Весной вместе с другими станичными казаками прибыл на трехмесячную побывку отец. Его полк стоял в Крыму, нес кордонную службу у моря. Услышав о засеченном Яковом вепре, спрятал в усы довольную улыбку:
— У нас в роду Баклановых все отличались силой. Яков не подвел. Выходит, созрел для службы.
В марте Якову исполнилось шестнадцать лет, до начала службы был еще целый год, но отец не стал ждать.
— Поедешь ноне со мной, — сказал он, и мать не стала прекословить, хотя и с болью приняла решение мужа.
Казачья служба была долгой и трудной. Кончалась она, когда гроб со служивым опускали в могилу, а священник произносил: «Душа его во благих водворится, и память его в роды родов».

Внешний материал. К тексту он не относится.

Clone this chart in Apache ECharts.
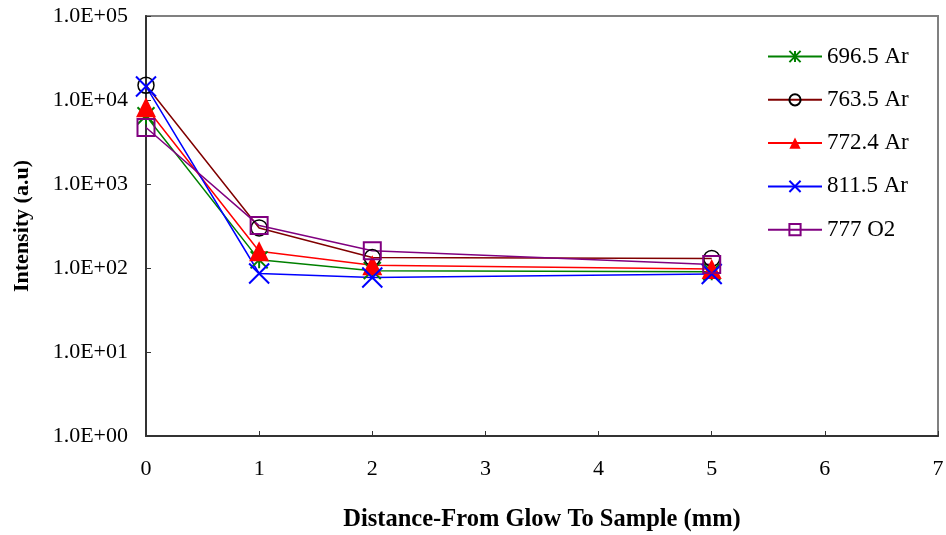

«Слава казачья, да жизнь собачья», — с горечью говорили казаки. Срок строевой службы царским указом определялся для рядовых в двадцать пять лет. А отслужив его, еще на пять лет привлекались для выполнения внутренних дел или земских повинностей: конвоирования, охраны, почтовых перевозок. После внутренней службы следовало увольнение, но и оно не было полным. С угрозой войны под ружье становился и стар и млад.
Разорительной была и справа, с которой казак должен был прибывать в полк. Он должен был иметь две лошади: строевую и вьючную, форму, оружие.
В конце мая 1825 года по раннему солнышку служивые казаки покидали родную станицу, уходили нести цареву службу. Вместе с отцом покидал родной дом и Яков. В день отъезда к их дому собралась толпа провожавших. Не по годам рослый, плечистый, облаченный в темно-синюю казачью форму, с саблей на боку, Яков выглядел истым казаком. Сойдя с крыльца, ступил на расстеленную домотканную дерюжку. К нему подошел священник отец Иоанн. Перекрестил, торжественно произнес:
— Осеняю тебя, раб божий Яков, на долгий путь и службу ратную. Служи верой и правдой. Помни: твой отец дошел до офицерского чина, примером служит сотоварищам, блюди и ты его честь. Храни нерушимую простоту завещанных от предков казачьих обычаев. Будь к себе строг и снисхождение яви к другам своим. Паче же всего не забывай край родной, наш тихий Дон, он тебя вскормил, возлелеял, воспитал.
Отец Иоанн говорил еще что-то, но слова сливались в гладкий речевой поток, и Яков думал о том, чтобы скорей кончался этот домашний молебен, поскорей бы садились на коней и ехали к далекому морю, куда лежал их путь. Вот выстроился, наконец, на майдане строй верховых казаков. Отец доложил станичному атаману, что все готовы к дороге.
— С богом! Трогай! — махнул тот рукой.